The Kings claim federal constitutional protections are at issue because the state has effectively administered harsh penalties that amount to a punishment requiring judicial review and implicating due process rights. Their suit alleges it is unconscionable for the state to penalize them so severely, not only to incentivize compliance but to destroy their multi-generational way of life and livelihood.

Washington State vs Washington DC

But now the feds have stepped in. Secretary Rollins has declared she will fight for American farms. In 2025, she announced that a Joe Biden-era criminal prosecution against South Dakota ranchers Heather and Charles Maude would be terminated. She has labeled Washington’s enforcement actions against the Kings “out of control” and a “war on agriculture.”

Even more unusual is the EPA’s involvement, not to protect precious water but to defend farmers’ rights. The agency avers that state wetlands enforcement overlaps with federal clean water rules, and overly aggressive state regulatory actions could conflict with broader federal roles and unfairly target family ranches and farms.

During the last administration, the opposite scenario was more likely. President Biden oversaw an expansion of federal regulation of ranch lands through endangered species classifications, federal land disputes such as that of the Maudes in South Dakota, and efforts to implement burdensome SEC climate-reporting mandates. Such regulatory actions impose burdensome compliance costs, reduce available grazing space, and create confusion about future operations on small businesses already struggling under adverse drought, market, and inflation conditions.

Farmers Over Bureaucrats?

Some commentators allege that the Kings had not changed their longstanding stewardship of maintaining water collection in ponds used for their cows, but rather the state of Washington had changed its enforcement under capricious interpretations of statute. The family was subjected to a fine by the Washington Department of Ecology, an appeal heard by the state’s Pollution Control Board, lease cancellation by the Washington Department of Natural Resources, and a criminal investigation by the state attorney general’s office. None of these bureaucratic determinations was subject to judicial review, leading the Kings to argue that their constitutional rights to due process were violated because this phalanx of punishments was devastating to their business and reputation.

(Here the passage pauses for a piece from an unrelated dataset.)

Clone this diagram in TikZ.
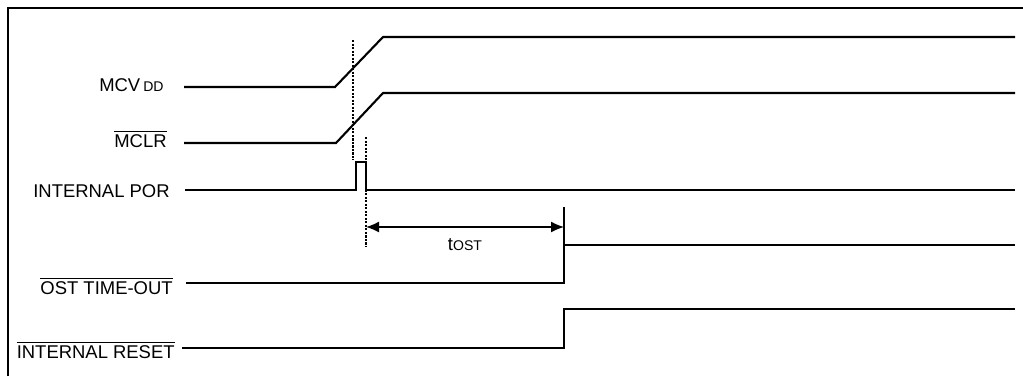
\documentclass[tikz,border=0pt]{standalone}
\usepackage{fontspec}
\setmainfont{Liberation Sans}
\usetikzlibrary{arrows.meta,positioning,calc}
\tikzset{
	sig/.style={
		line width=1.2pt,
		line join=miter,
	},
	signame/.style={
		anchor=base east,
		inner sep=0pt,
		font=\fontsize{10.5}{12}\selectfont,
	},
	marker/.style={
		line width=0.6pt,
		dash pattern=on 1.2pt off 0.8pt,
	},
	span/.style={
		line width=0.8pt,
		{Latex[length=2.6mm,width=2.2mm]}-{Latex[length=2.6mm,width=2.2mm]},
	},
	frame/.style={line width=1pt}
}

\begin{document}
\begin{tikzpicture}[x=0.02cm, y=-0.02cm]
	\useasboundingbox (0,0) rectangle (1023,376);
	\draw[frame] (8,376) -- (8,8) -- (1023,8);
	
	% --- Signal names ---
	\node[signame] (vdd) at (164,91) {MCV\,{\footnotesize DD}};
	\node[signame] (mclr) at (167,147) {$\overline{\mbox{MCLR}}$};
	\node[signame] (por) at (170,197) {INTERNAL POR};
	\node[signame] (ost) at (173,294) {$\overline{\mbox{OST TIME-OUT}}$};
	\node[signame] (rst) at (175,358) {$\overline{\mbox{INTERNAL RESET}}$};
	
	% --- Waveforms ---
	\draw[sig] (184,87) -- (335,87) -- (383,37) -- (1015,37);
	\draw[sig] (184,143) -- (336,143) -- (383,93) -- (1015,93);
	\draw[sig] (185,190) -- (356,190) -- (356,162) -- (366,162) -- (366,190) -- (1015,190);
	\coordinate (ostTop) at (564,207);
	\coordinate (ostHigh) at (564,245);
	\draw[sig] (186,283) -- (564,283) -- (ostTop);
	\draw[sig] (ostHigh) -- (1015,245);
	\draw[sig] (182,348) -- (564,348) -- (564,309) -- (1015,309);
	
	% --- Timing markers ---
	\draw[marker] (353,40) -- (353,160);
	\draw[marker] (366,137) -- (366,246);
	\coordinate (porEnd) at (366,227);
	\coordinate (ostEdge) at (564,227);
	\draw[span] (porEnd) -- (ostEdge) node[midway, below=3pt, font=\fontsize{10.5}{12}\selectfont] (tost) {t{\footnotesize OST}};
\end{tikzpicture}
\end{document}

The impact of Washington’s conflict reverberated politically as well as legally. Newsbreak noted: “For ranchers watching from the sidelines, seeing a federal agriculture chief call out a state environmental agency by name sent a clear message that someone in Washington, D.C., was finally willing to question how far regulators were pushing.”

The Kings’ dispute with Washington state has drawn national attention for its novelty and importance, not only for farmers but also an array of small businesses that could be similarly regulated by state actors. The involvement of two federal agencies has balanced the dispute, so that the King family is no longer alone in the proverbial hot seat. The case may never answer the legal questions raised about constitutionality because settlement discussions are reportedly underway. However, state agencies may think more carefully about the boundaries of their legal authority in future exchanges with farmers, ranchers, and other American businesses.